Fuocoammare rappresenterà l’Italia a Hollywood
Giusto così. Magari non basterà a vincere l’Oscar, ma Fuocoammare di Gianfranco Rosi, già Orso d’Oro all’ultimo Festival di Berlino, è il meglio che potessimo presentare oltre l’atlantico. È il film italiano del 2016 dal maggior valore espressivo, e costruisce, attraverso la potenza delle immagini, un ritratto di noi italiani che è bello senza essere da cartolina.
È ascolto delle persone, è relazione umana, è lungo tempo speso a parlare, per capire e poi raccontare. È cinema del reale, senza attori, vero ogni centimetro e respiro. È una specie di meglio italianità, è esempio di preziosa civiltà raccolto con pazienza (d’autore) in un punto tanto piccolo e lontano di Paese da essere per certi versi astratto, poco nazionale. Era doveroso così: portare a Hollywood, come candidato italiano agli Oscar, il piccolo film su Lampedusa.
Perché è questo il tema più moderno e urgente da trattare, quello più internazionale da esportare. Abbiamo avuto in sorte la minuta Isola nella nostra terra? Dobbiamo vivere il compito nel modo più nobile. Ospitano la vita da anni, i lampedusani, mostra e spiega il regista. Venti, forse più. Non fosse altro perché “da bravi pescatori accolgono tutto ciò che viene dal mare”. Allora un film potente – che è non solo, ma è anche, un film su di loro –, può stanare quella voglia di donarci che spesso teniamo nei cassetti più remoti dell’anima. E va visto e sostenuto al massimo, perché qui non si tratta più soltanto di premiare l’arte, ma di cogliere l’occasione offerta dalla bellezza di un film per riflettere – di più, meglio! -sul male grande del nostro tempo. Non c’è paragone, in questo senso, col resto della proposta italiana.
La commissione di selezione riunitasi oggi a Roma – 26 settembre 2016 – non deve avere faticato più di tanto per tirare su dal mazzo Fuocoammare.

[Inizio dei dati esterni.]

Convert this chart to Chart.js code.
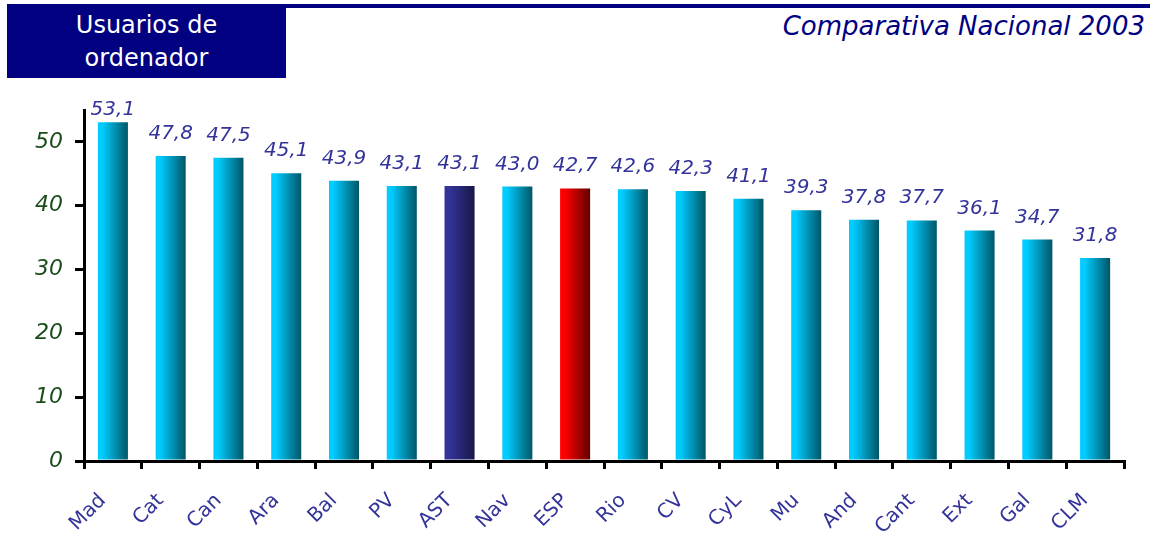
<!DOCTYPE html>
<html>
<head>
<meta charset="utf-8">
<script src="https://cdn.jsdelivr.net/npm/chart.js@4/dist/chart.umd.min.js"></script>
<style>
  body { margin: 0; background: #fff; width: 1155px; height: 537px; overflow: hidden; position: relative; font-family: "DejaVu Sans", sans-serif; }
  #box { position: absolute; left: 7px; top: 4px; width: 279px; height: 74px; background: #000080; color: #fff; font-size: 24px; line-height: 33px; text-align: center; padding-top: 5px; box-sizing: border-box; }
  #topline { position: absolute; left: 286px; top: 4px; width: 864px; height: 4px; background: #000080; }
  #title { position: absolute; right: 10px; top: 11px; color: #000080; font-style: italic; font-size: 26px; }
  canvas { position: absolute; left: 0; top: 0; }
</style>
</head>
<body>
<div id="box">Usuarios de<br>ordenador</div>
<div id="topline"></div>
<div id="title">Comparativa Nacional 2003</div>
<canvas id="usersChart" width="1155" height="537"></canvas>
<script>
const regions = ['Mad', 'Cat', 'Can', 'Ara', 'Bal', 'PV', 'AST', 'Nav', 'ESP', 'Rio', 'CV', 'CyL', 'Mu', 'And', 'Cant', 'Ext', 'Gal', 'CLM'];
const users = [53.1, 47.8, 47.5, 45.1, 43.9, 43.1, 43.1, 43.0, 42.7, 42.6, 42.3, 41.1, 39.3, 37.8, 37.7, 36.1, 34.7, 31.8];
const yTicks = [0, 10, 20, 30, 40, 50];

const barPct = 0.52;

// horizontal gradient per bar, light on the left, dark on the right
function barColor(ctx) {
    const chart = ctx.chart;
    const xs = chart.scales.x;
    const name = regions[ctx.dataIndex];
    let light = '#00ccff', dark = '#005566';
    if (name === 'AST') { light = '#333399'; dark = '#181848'; }
    if (name === 'ESP') { light = '#ff0000'; dark = '#600000'; }
    if (!xs || !chart.chartArea) return light;
    const cx = xs.getPixelForValue(ctx.dataIndex);
    const w = chart.chartArea.width / regions.length * barPct;
    const g = chart.ctx.createLinearGradient(cx - w / 2, 0, cx + w / 2, 0);
    g.addColorStop(0, light);
    g.addColorStop(0.15, light);
    g.addColorStop(1, dark);
    return g;
}

const valueLabels = {
    id: 'valueLabels',
    afterDatasetsDraw(chart) {
        const c = chart.ctx;
        const meta = chart.getDatasetMeta(0);
        c.save();
        c.font = 'italic 20px "DejaVu Sans"';
        c.fillStyle = '#333399';
        c.textAlign = 'center';
        c.textBaseline = 'alphabetic';
        meta.data.forEach((bar, i) => {
            // the tallest label is pushed down so it stays on the page
            const y = Math.max(bar.y - 17, 115);
            c.fillText(users[i].toFixed(1).replace('.', ','), bar.x, y);
        });
        c.restore();
    }
};

new Chart(document.getElementById('usersChart'), {
    type: 'bar',
    data: {
        labels: regions,
        datasets: [{
            data: users,
            backgroundColor: barColor,
            borderWidth: 0,
            barPercentage: barPct,
            categoryPercentage: 1
        }]
    },
    options: {
        responsive: false,
        animation: false,
        layout: { padding: { top: 110, right: 31, left: 0, bottom: 0 } },
        plugins: { legend: { display: false }, tooltip: { enabled: false } },
        scales: {
            y: {
                min: 0,
                max: 55,
                afterFit: s => { s.width = 84; },
                afterBuildTicks: s => { s.ticks = yTicks.map(v => ({ value: v })); },
                border: { color: '#000', width: 3 },
                grid: { drawOnChartArea: false, tickLength: 9, lineWidth: 3, color: '#000' },
                ticks: { color: '#1b4d1b', font: { family: 'DejaVu Sans', size: 22, style: 'italic' }, padding: 12 }
            },
            x: {
                afterFit: s => { s.height = 76; },
                border: { color: '#000', width: 3 },
                grid: { drawOnChartArea: false, tickLength: 8, lineWidth: 3, color: '#000', offset: true },
                ticks: { color: '#333399', font: { family: 'DejaVu Sans', size: 20 }, maxRotation: 45, minRotation: 45, padding: 20, labelOffset: -10 }
            }
        }
    },
    plugins: [valueLabels]
});
</script>
</body>
</html>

Produttori, distributori e giornalisti, insieme a Paolo Sorrentino (uno che di Oscar se ne intende) e allo scrittore Sandro Veronesi, hanno scartato due commedie interessanti: Gli ultimi saranno gli ultimi di Massimiliano Bruno (sull’Italia di oggi come Paese difficile per chi ci è nato, soprattutto per i giovani) e Perfetti sconosciuti di Paolo Genovese (esplosione di attuale mostruosità attraverso lo schema teatrale della cena tra amici e lo strumento del telefonino, qui detonatore di mille mali mai curati).
C’era poi l’esordio più interessante dell’anno, Lo chiamavano Jeeg Robot di Gabriele Mainetti (primo importante film italiano sui supereroi). Fortissimo, divertente, romanissimo eppure esportabile facilmente in giro per il mondo. C’era anche Suburra di Stefano Sollima, su mafia capitale ma molto, troppo di genere per essere preso sul serio, e due film in qualche modo su Napoli, Invisibili di Edoardo De Angelis e Pericle il nero di Stefano Mordini. Anche loro con aspetti curiosi, scelte intelligenti, spunti interessanti, momenti validi, ma senza la compattezza e l’energia di Fuocoammare, senza la sua dolorosa verità, senza la sua aspra poesia.
Senza la sua riflessione su un tempo della pace e della normalità ormai solo illusione, senza quel sano rapporto tra uomo e natura ancora silenziosamente ma sempre più disperatamente cercato dagli abitanti di Lampedusa nel film. In costante contrasto col tempo che attraversiamo, nel perenne stato d’emergenza e di tragedia in cui nuotiamo, qui visti da dentro, senza pornografia, senza fretta, con tanta riflessione prima di accendere la telecamera. In bocca al lupo, Fuocoammare.